This application claims the priority of Korean Patent Application No. 2004-34351, filed on May 14, 2004, and Korean Patent Application No. 2004-02004, filed on Jan. 12, 2004 in the Korean Intellectual Property Office, the disclosure of which is incorporated herein in its entirety by reference.
1. Field of the Invention
The present invention relates to an apparatus and method for treating semiconductor substrates and, more particularly, to an apparatus and method for chemically mechanically polishing and cleaning semiconductor substrates.
2. Description of Related Art
A process for manufacturing semiconductor devices comprises a deposition process for forming a thin film on a wafer and an etch process for forming a fine circuit pattern on the thin film. These processes are iteratively performed until a desired circuit pattern is formed on the wafer. In this case, many curvatures are produced. With the recent trend toward finer semiconductor devices, the line widths of circuits are smaller and more interconnections are stacked on a chip. For this reason, a step difference based on inner positions of the chip increases. The step difference makes it hard to uniformly coat a conductive layer in a subsequent process and causes a defocusing in a photolithographic process.

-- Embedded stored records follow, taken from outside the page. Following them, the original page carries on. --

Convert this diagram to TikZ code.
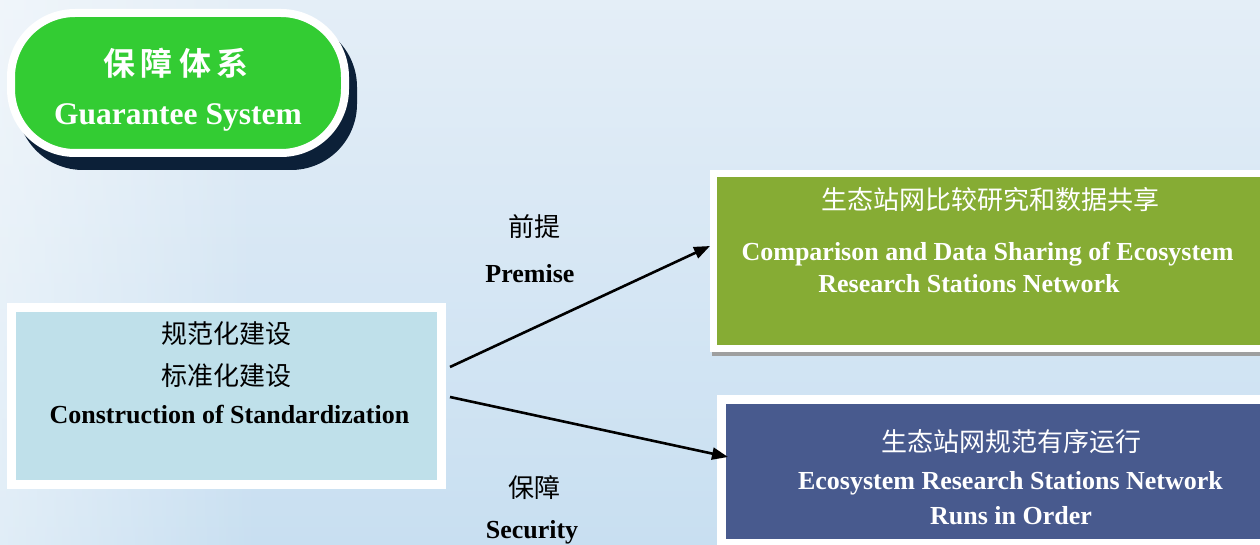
\documentclass[tikz,border=0pt]{standalone}
\usepackage{fontspec}
\setmainfont{Liberation Serif}
\newfontfamily\cjk{Noto Sans CJK SC}
\newfontfamily\cjkb{Noto Sans CJK SC Bold}
\usetikzlibrary{arrows.meta,fadings}
\definecolor{bgtop}{RGB}{228,238,247}
\definecolor{bgbot}{RGB}{200,223,241}
\definecolor{pillgreen}{RGB}{51,204,51}
\definecolor{pillshadow}{RGB}{12,32,56}
\definecolor{srcfill}{RGB}{191,224,234}
\definecolor{olive}{RGB}{134,172,52}
\definecolor{navyblue}{RGB}{72,90,142}
\tikzset{
  frame/.style={rectangle, draw=white, inner sep=0pt},
  txt/.style={inner sep=0pt, anchor=base},
  en/.style={txt, font=\fontsize{26}{30}\selectfont\bfseries},
  cn/.style={txt, font=\fontsize{26}{30}\selectfont\cjk},
  arr/.style={line width=2.6pt, -{Triangle[length=16pt,width=12pt]}}
}
\begin{document}
\begin{tikzpicture}[x=1pt,y=-1pt]
\useasboundingbox (0,0) rectangle (1260,545);
\clip (0,0) rectangle (1260,545);
\shade[top color=bgtop, bottom color=bgbot] (0,0) rectangle (1260,545);
\fill[white, opacity=0.45, path fading=east] (0,0) rectangle (260,545);

% title pill
\fill[pillshadow, rounded corners=66pt] (17,21) rectangle (357,170);
\node[frame, fill=pillgreen, line width=8pt, rounded corners=64pt,
      minimum width=334, minimum height=140] (title) at (178,83) {};
\node[txt, text=white, font=\fontsize{32}{36}\selectfont\cjkb] (titlecn) at (176,76) {保\hspace{6pt}障\hspace{6pt}体\hspace{6pt}系};
\node[txt, text=white, font=\fontsize{31.5}{35}\selectfont\bfseries] (titleen) at (178,125) {Guarantee System};

% source box
\node[frame, fill=srcfill, line width=9pt, minimum width=430, minimum height=177] (src) at (226.5,395.5) {};
\node[cn] (s1) at (226,343) {规范化建设};
\node[cn] (s2) at (226,385) {标准化建设};
\node[en] (s3) at (229.5,423) {Construction of Standardization};

% comparison box
\fill[gray!75] (712,175) rectangle (1280,356);
\node[frame, fill=olive, line width=7pt, minimum width=561.5, minimum height=175] (cmp) at (994.25,261) {};
\node[cn, text=white] (c1) at (990,210) {生态站网比较研究和数据共享};
\node[en, text=white] (c2) at (987.5,261) {Comparison and Data Sharing of Ecosystem};
\node[en, text=white] (c3) at (969,292) {Research Stations Network};

% run box
\node[frame, fill=navyblue, line width=9pt, minimum width=553.5, minimum height=144] (run) at (998.25,471.5) {};
\node[cn, text=white] (r1) at (1011,451) {生态站网规范有序运行};
\node[en, text=white] (r2) at (1010.5,489) {Ecosystem Research Stations Network};
\node[en, text=white] (r3) at (1011,524) {Runs in Order};

% arrow labels
\node[cn] (l1) at (534,237) {前提};
\node[en] (l1e) at (530,282) {Premise};
\node[cn] (l2) at (534,497) {保障};
\node[en] (l2e) at (532,538) {Security};

% arrows
\draw[arr] ([xshift=4pt,yshift=28.5pt]src.east) -- ([yshift=15pt]cmp.west);
\draw[arr] ([xshift=4pt,yshift=-1.5pt]src.east) -- ([xshift=11pt,yshift=14.5pt]run.west);
\end{tikzpicture}
\end{document}
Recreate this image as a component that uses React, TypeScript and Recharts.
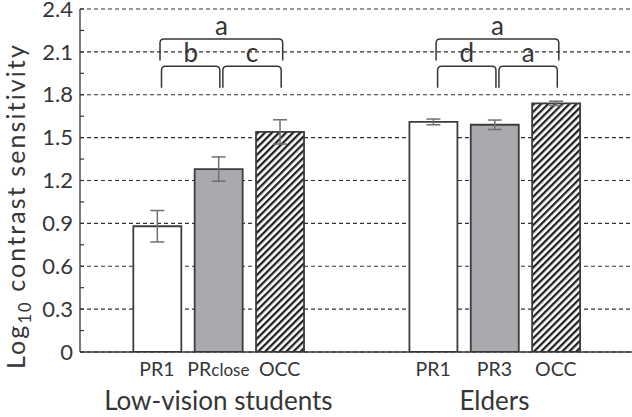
import React from 'react';
import { BarChart, Bar, XAxis, YAxis, CartesianGrid, ErrorBar, ReferenceLine, Cell } from 'recharts';

const groupNames = ['Low-vision students', 'Elders'];
const groupConditions = [
  ['PR1', 'PRclose', 'OCC'],
  ['PR1', 'PR3', 'OCC'],
];
const groupMeans = [
  [0.88, 1.28, 1.54],
  [1.61, 1.59, 1.74],
];
const groupErrors = [
  [0.11, 0.085, 0.085],
  [0.02, 0.033, 0.015],
];
const yMajor = [0, 0.3, 0.6, 0.9, 1.2, 1.5, 1.8, 2.1, 2.4];
const yMinor = [0, 0.15, 0.3, 0.45, 0.6, 0.75, 0.9, 1.05, 1.2, 1.35, 1.5, 1.65, 1.8, 1.95, 2.1, 2.25, 2.4];

// significance brackets: group, first bar, last bar, level (0 = low, 1 = high), letter
const brackets = [
  { group: 0, from: 0, to: 2, level: 1, letter: 'a' },
  { group: 0, from: 0, to: 1, level: 0, letter: 'b' },
  { group: 0, from: 1, to: 2, level: 0, letter: 'c' },
  { group: 1, from: 0, to: 2, level: 1, letter: 'a' },
  { group: 1, from: 0, to: 1, level: 0, letter: 'd' },
  { group: 1, from: 1, to: 2, level: 0, letter: 'a' },
];
const bracketLevels = [2.0, 2.19];

const GROUP_STRIDE = 4.5;
const FONT = 'Lato, "Open Sans", sans-serif';
const INK = '#363636';
const FILLS = ['#ffffff', '#a8aaad', 'url(#hatch)'];

const data = groupConditions.flatMap((conds, g) =>
  conds.map((label, i) => ({
    pos: g * GROUP_STRIDE + i,
    label,
    group: g,
    kind: i,
    mean: groupMeans[g][i],
    err: groupErrors[g][i],
  }))
);
const positions = data.map((d) => d.pos);

const XTick = ({ x, y, payload }: any) => {
  const d = data.find((e) => Math.abs(e.pos - payload.value) < 1e-6);
  if (!d) return null;
  return (
    <g>
      <text x={x} y={y + 24} textAnchor="middle" fontFamily={FONT} fontSize={19.5} fill={INK}>
        {d.label === 'PRclose' ? (
          <>
            <tspan>PR</tspan>
            <tspan fontSize={17}>close</tspan>
          </>
        ) : (
          d.label
        )}
      </text>
      {d.kind === 1 && (
        <text x={x} y={y + 58} textAnchor="middle" fontFamily={FONT} fontSize={26} fill={INK}>
          {groupNames[d.group]}
        </text>
      )}
    </g>
  );
};

const YTick = ({ x, y, payload }: any) => {
  const v = payload.value;
  const major = Math.abs(v / 0.3 - Math.round(v / 0.3)) < 1e-6;
  return (
    <g>
      <line x1={x} x2={x + 4} y1={y} y2={y} stroke={INK} strokeWidth={1.2} />
      {major && (
        <text x={x - 7} y={y} dy="0.35em" textAnchor="end" fontFamily={FONT} fontSize={22} fill={INK}>
          {v === 0 ? '0' : v.toFixed(1)}
        </text>
      )}
    </g>
  );
};

const bracketShape = (letter: string, level: number) => (p: any) => {
  const shift = 3;
  const gap = level === 0 ? 1.5 : 0;
  const x1 = p.x1 + shift + gap;
  const x2 = p.x2 + shift - gap;
  const y = p.y1;
  const leg = 21.5;
  const r = 4;
  const d = `M${x1},${y + leg} L${x1},${y + r} Q${x1},${y} ${x1 + r},${y} L${x2 - r},${y} Q${x2},${y} ${x2},${y + r} L${x2},${y + leg}`;
  return (
    <g>
      <path d={d} fill="none" stroke={INK} strokeWidth={1.5} />
      <text x={(x1 + x2) / 2} y={y - 4} textAnchor="middle" fontFamily={FONT} fontSize={26} fill={INK}>
        {letter}
      </text>
    </g>
  );
};

export default function App() {
  return (
    <div style={{ position: 'absolute', left: 0, top: 0, width: 632, height: 417, background: '#fff' }}>
      <BarChart width={632} height={417} data={data} margin={{ top: 9, right: 0, left: 0, bottom: 0 }}>
        <defs>
          <pattern id="hatch" patternUnits="userSpaceOnUse" width={5} height={5} patternTransform="rotate(45)">
            <rect width={5} height={5} fill="#ffffff" />
            <rect width={2.3} height={5} fill="#222222" />
          </pattern>
        </defs>
        <CartesianGrid vertical={false} stroke="#333" strokeWidth={1.1} strokeDasharray="4 3" horizontalValues={yMajor} />
        <XAxis
          type="number"
          dataKey="pos"
          domain={[-1.255, 7.742]}
          allowDataOverflow
          ticks={positions}
          interval={0}
          tick={<XTick />}
          tickLine={false}
          tickSize={0}
          tickMargin={0}
          height={65}
          axisLine={{ stroke: INK, strokeWidth: 1.3 }}
        />
        <YAxis
          type="number"
          domain={[0, 2.4]}
          allowDataOverflow
          ticks={yMinor}
          interval={0}
          width={80}
          tick={<YTick />}
          tickLine={false}
          tickSize={0}
          tickMargin={0}
          axisLine={{ stroke: INK, strokeWidth: 1.3 }}
        />
        <Bar dataKey="mean" barSize={48} stroke="#3d3d3d" strokeWidth={1.8} isAnimationActive={false}>
          {data.map((d, i) => (
            <Cell key={`c-${i}`} fill={FILLS[d.kind]} />
          ))}
          <ErrorBar dataKey="err" width={7} stroke="#707070" strokeWidth={1.5} isAnimationActive={false} />
        </Bar>
        {brackets.map((b, i) => (
          <ReferenceLine
            key={`br-${i}`}
            ifOverflow="visible"
            segment={[
              { x: b.group * GROUP_STRIDE + b.from, y: bracketLevels[b.level] },
              { x: b.group * GROUP_STRIDE + b.to, y: bracketLevels[b.level] },
            ]}
            shape={bracketShape(b.letter, b.level)}
          />
        ))}
      </BarChart>
      <svg width={40} height={417} style={{ position: 'absolute', left: 0, top: 0, pointerEvents: 'none' }}>
        <text
          transform="translate(25,206) rotate(-90)"
          textAnchor="middle"
          fontFamily={FONT}
          fontSize={25}
          letterSpacing={2.1}
          fill={INK}
        >
          Log
          <tspan fontSize={16.5} dy={6}>10</tspan>
          <tspan dy={-6}> contrast sensitivity</tspan>
        </text>
      </svg>
    </div>
  );
}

In view of the foregoing, there exist many ways for planarizing a wafer surface. As wafer calibers become larger, chemical mechanical polishing (CMP) has been widely used in recent years because a superior planarity can be achieved at not only a narrow area, but also wide area.
Typically, there are two methods for polishing wafers up to a target thickness during a CMP process. One is a time method, and the other is an endpoint detecting method. In the time method, a user sets the polishing time according to the thickness, and kinds of layers and wafers are polished for this set time. Unfortunately, the time method cannot polish wafers to an exact thickness due to the abrasion state of expendable supplies such as polishing pads or polishing conditioners used in a polishing process, the pressure of the polishing head for pressurizing wafers during the polishing process, hunting in the amount of slurries supplied, and the various states of layers.
The endpoint detecting method is classified further into a motor current detecting method and an optical detecting method. The motor current detecting method is a method for detecting the variation of a load applied to a motor resulting from a frictional force of two different layers. The motor current detecting method is advantageous in the cases where a polishing point is a boundary of an upper layer and a lower layer, but the method cannot be used in the case where a polishing point is the specific point of a single layer. The optical detecting method is a method using an intrinsic reflectivity of a material. Specifically, the optical detecting method uses a combination of waveforms reflected at a surface of a layer and at a boundary face of layers from a scanned regular wavelength beam. The optical detecting method is advantageous in the case where an upper point or a lower point is clear-cut, but this method cannot be used in the case that the upper or lower point is not clear-cut or the desired thickness is small. It is therefore hard to polish wafers to an exact thickness with currently used polishing methods.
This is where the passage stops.